In 1375, nearly 40 years after Mansa Musa's death, the Catalan Atlas — the most important European map of the medieval period — was produced in Mallorca, Spain. At the center of West Africa, the cartographers drew a Black king seated on a throne, wearing a golden crown, holding a scepter in one hand and a massive gold nugget in the other. The inscription reads: "This Moorish ruler is named Mussa Melly, lord of Guinea. This king is the richest and most distinguished ruler of this whole region, on account of the great quantity of gold that is found in his lands." The Catalan Atlas made Mansa Musa famous in Europe — a figure of legend, the king of gold. For centuries, Europeans dreamed of finding the source of Mali's gold — a dream that fueled the Age of Exploration.

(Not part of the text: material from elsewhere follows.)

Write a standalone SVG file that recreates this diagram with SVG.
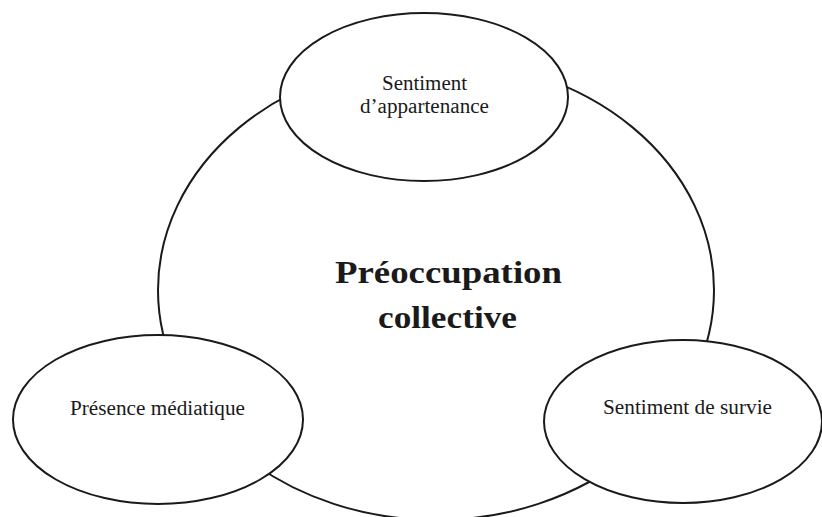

"This king is the richest and most noble king in all the land, on account of the great quantity of gold found in his lands."

— The Catalan Atlas, 1375

💛 How Rich Was Mansa Musa?

Adjusting for inflation and the difficulty of translating medieval wealth into modern terms, Mansa Musa's fortune is estimated to be over $400 billion — roughly twice the wealth of John D. Rockefeller and more than four times that of Jeff Bezos at his peak. But even this is likely an understatement. The Mali Empire controlled the Bambuk and Bure gold fields, which produced the vast majority of the world's gold in the 14th century. Mansa Musa's wealth was not measured in stocks or bonds — it was measured in mountains of gold. The historian al-Umari, who visited Cairo 12 years after Mansa Musa's visit, reported people still talking about him — and still trying to recover from the economic shock of his spending. No one before or since has possessed such staggering material abundance — and distributed it so freely.

The Golden King

"Mansa Musa was the richest man who ever lived — but his wealth was not his greatness. His greatness was his vision. He took the gold of Mali and transformed it into mosques, universities, libraries, and a civilization that impressed the world. He was a devout Muslim, a generous giver, a builder of cities. His pilgrimage to Mecca was not just a display of wealth — it was a statement: West Africa was part of the Islamic world, a center of learning and culture, not a backwater. The Europeans who saw his image on the Catalan Atlas dreamed of reaching him — and in their dreams, they set in motion the forces that would eventually lead to the transatlantic slave trade and the colonization of Africa. The irony is cruel: the man who put Africa on the map also indirectly exposed it to plunder. But Mansa Musa's legacy — the mosques of Timbuktu, the manuscripts of Sankore, the memory of a golden age — endures."

$400B+
Estimated wealth (today's $)
60,000
Men in caravan
1324
Year of Hajj
25,000
Students at Sankore

🤔 Frequently Asked Questions

1) Was Mansa Musa really the richest person ever? Most economic historians say yes. His wealth — derived from Mali's near-monopoly on the world's gold supply — was essentially immeasurable. Adjusted estimates range from $400 billion upward.

2) Did Mansa Musa really crash the Egyptian economy? Yes. His distribution of gold in Cairo caused massive inflation, devaluing gold for over a decade according to Arab historians of the time.

3) What happened to the Mali Empire after Mansa Musa? It declined gradually over the next two centuries, weakened by succession disputes, the rise of the Songhai Empire, and Portuguese interference on the coast.

4) Is Timbuktu still a great city of learning? Many manuscripts survived, hidden by families during the French colonial period and the 2012 Islamist occupation. Digitization efforts are underway to preserve this heritage.